Currently the domain commands (strings) are not exported (e.g. "Network.enable") but I'll add those to make it slightly nicer to work with rpcc.

(Sidenote: I've also thought of turning these into types, e.g. network.Enable.Do(ctx, args). This would allow us to e.g. add a second method DoAsync, but this introduces two ways, client & command, to do the same thing which I'm not very excited about.)

It does make a difference though, I'm planning on doing something more official, but I was seeing around a 70ms improvement by just sending the keyboard event (to a local chrome process) and not waiting for the (empty) response.

Wow, that's not insignificant. This piqued my interest, I might have to write some benchmarks for rpcc myself 😆.

I would have liked to just use the RPCC for this, but I didn't think it quite fit in the way I needed it.

Could you expand on this a bit? I would love to see if we can match the offerings of rpcc to your requirements 😁. Is it more than the requirement to execute commands without waiting for the result?

I'm happy to share more of the implementation if you're interested. Like I mentioned, it's similar to CDP's RPCC, but a little too different for a PR haha.

Please do, I'm very curious if this can be aligned with rpcc.

PS. Speaking of performance considerations, I'm thinking of evaluating gobwas/ws as a replacement for gorilla/websocket.

mafredri commented 7 years ago

There is indeed a huge difference, I wrote some benchmarks and ran some tests. Both the sync and async version are executing three Input.dispatchKeyEvent commands over rpcc (rawKeyDown, char and keyUp) to produce a newline.

Page: about:blank, no content:

$ go test -bench=Speed -run=Bench -benchtime 2s -v
BenchmarkRpccSpeed/Sync-4               2000       1309191 ns/op        1129 B/op         33 allocs/op
BenchmarkRpccSpeed/Async-4             10000        329931 ns/op        1101 B/op         27 allocs/op
PASS
ok      github.com/mafredri/cdp 6.132s

Page about:blank, focused <textarea>:

The difference here is 102 (sync) vs 1102 (async) newlines inside the <textarea>.

$ go test -bench=Speed/Sync -run=Bench -benchtime 0.5s -v
BenchmarkRpccSpeed/Sync-4                100       6668981 ns/op        1152 B/op         33 allocs/op
PASS
ok      github.com/mafredri/cdp 0.699s

$ go test -bench=Speed/Async -run=Bench -benchtime 0.5s -v
BenchmarkRpccSpeed/Async-4              1000       1787161 ns/op        1001 B/op         27 allocs/op
PASS
ok      github.com/mafredri/cdp 1.900s
mafredri commented 7 years ago

This is how I'm currently using this in the benchmarks:

errc := make(chan error, b.N*3)
nw := rpcc.NoWait(errc)

for _, err := range []error{
    rpcc.Invoke(ctx, "Input.dispatchKeyEvent", down, nil, conn, nw),
    rpcc.Invoke(ctx, "Input.dispatchKeyEvent", char, nil, conn, nw),
    rpcc.Invoke(ctx, "Input.dispatchKeyEvent", up, nil, conn, nw),
} {
    if err != nil {
        b.Error(err)
    }
}

for i := 0; i < b.N*3; i++ {
    err := <-errc
    if err != nil {
        b.Error(err)
    }
}

Not sure how friendly the above is though, easy to forget to allocate enough buffer space in the channel.
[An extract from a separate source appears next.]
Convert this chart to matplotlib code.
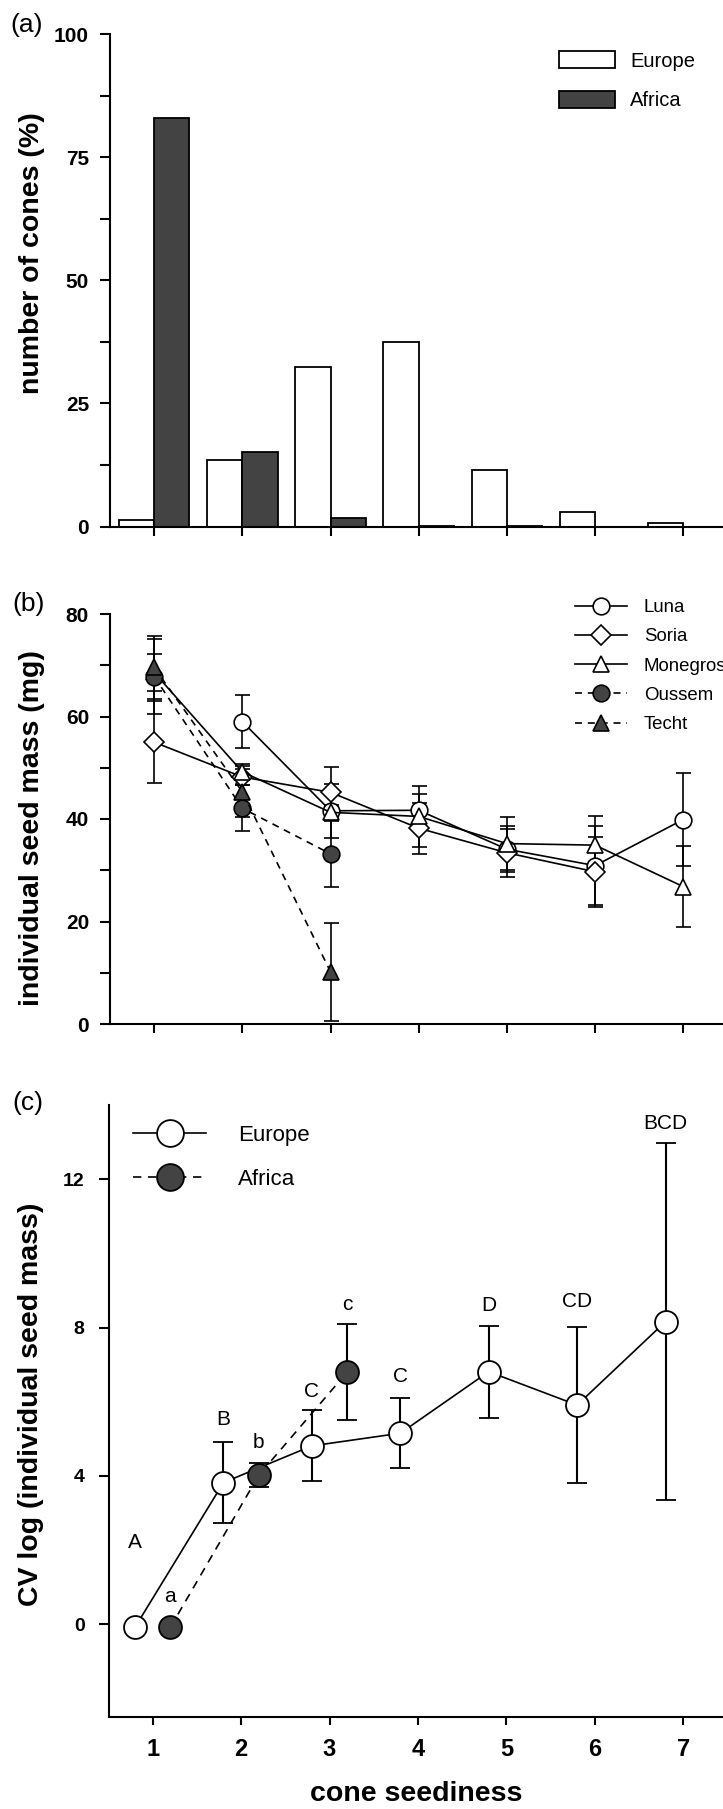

Also, you lose reference to which command failed. A nicer API (in that regard) might look something like:

calls := []*rpcc.Call{
    rpcc.NewCall("Input.dispatchKeyEvent", down, nil),
    rpcc.NewCall("Input.dispatchKeyEvent", char, nil),
    rpcc.NewCall("Input.dispatchKeyEvent", up, nil),
}
err := rpcc.Send(ctx, conn, calls...)
if err != nil {
    return err
}
for _, call := range calls {
    err := call.Wait()
    if err != nil {
        return err
    }
}

The downside here is increasing the API surface with more types (Call, NewCall and the function Send). Currently Call is unexported (rpcCall) which I find beneficial for internal usage. My thinking here is that having access to the call makes debugging / logging easier, e.g. finding out which call caused the error, etc. On the other hand, re-using a call is not possible, which might result in confusion and errors.

I'll keep thinking about this some more.